Gevetica

AIOps

How to leverage AIOps to automate repetitive operational tasks while maintaining human oversight and control.

A practical guide explores how AIOps can automate routine operations, improve efficiency, and reduce noise, all while preserving essential human governance, decision-making, and accountability throughout the IT lifecycle.

Published by Paul Johnson

August 06, 2025 - 3 min Read

In today’s complex digital environments, operations teams face an ever-growing volume of repetitive tasks that siphon time away from strategic work. AIOps offers a structured way to automate routine incidents, standardize remediation steps, and continuously refine thresholds based on real-world patterns. The aim is not to replace human judgment but to augment it—delegating predictable, rules-based actions to intelligent systems while preserving a clear path for escalation when anomalies exceed learned expectations. Implementations succeed when teams begin with high-frequency, low-complexity tasks and expand gradually, using feedback loops to prevent drift and maintain alignment with evolving business requirements and risk tolerance.

A disciplined approach to AIOps starts with data—collecting clean, labeled telemetry from diverse sources like logs, metrics, traces, and topology. With high-quality input, the platform can identify recurring failure modes, automate standard incident responses, and propose remediation playbooks that humans can approve or override. Automation should be staged, not deployed all at once; initial rules capture known-good responses, while machine learning models learn from outcomes to reduce false positives. Maintaining human oversight means defining clear ownership, setting auditable decision points, and ensuring operators retain the final authority to overturn automated actions when necessary, especially in high-stakes or regulatory contexts.

Designing scalable automation that respects human judgment and accountability.
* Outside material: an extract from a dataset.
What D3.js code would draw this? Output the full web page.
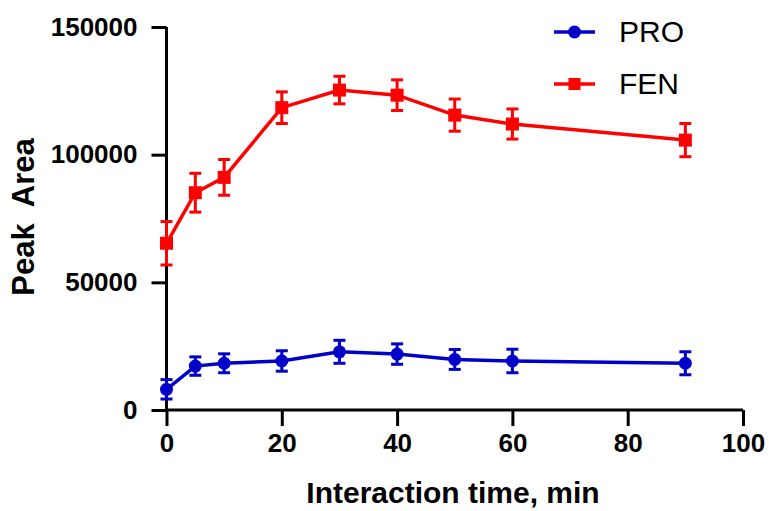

Establishing reliable automation requires a governance framework that outlines who can approve changes, how automation is tested, and what constitutes acceptable risk. Organizations should implement change controls that align with IT service management processes, ensuring that any new automation receives appropriate review, testing, and rollback capabilities. By documenting decision criteria and expected outcomes, teams create a transparent trail that auditors and stakeholders can follow. Regularly revisiting control assumptions helps detect drift and keeps automation aligned with evolving policies. In practice, this means coupling automated actions with human-in-the-loop approvals for critical remediation steps and periodic validation of their effectiveness.

Beyond technical safeguards, a cultural shift reinforces successful AIOps adoption. Teams benefit from framing automation as a collaboration between people and machines rather than a substitution. Operators gain time for higher-value work, engineers sharpen their monitoring observability, and product teams notice reduced incident fatigue. Clear communication channels, shared dashboards, and standardized runbooks foster trust in automated flows. It’s essential to maintain problem-solving skills within the team, so confidence remains high that humans can intervene when data-driven cues point to unseen or novel scenarios. Ultimately, governance mechanisms and culture together sustain dependable automation.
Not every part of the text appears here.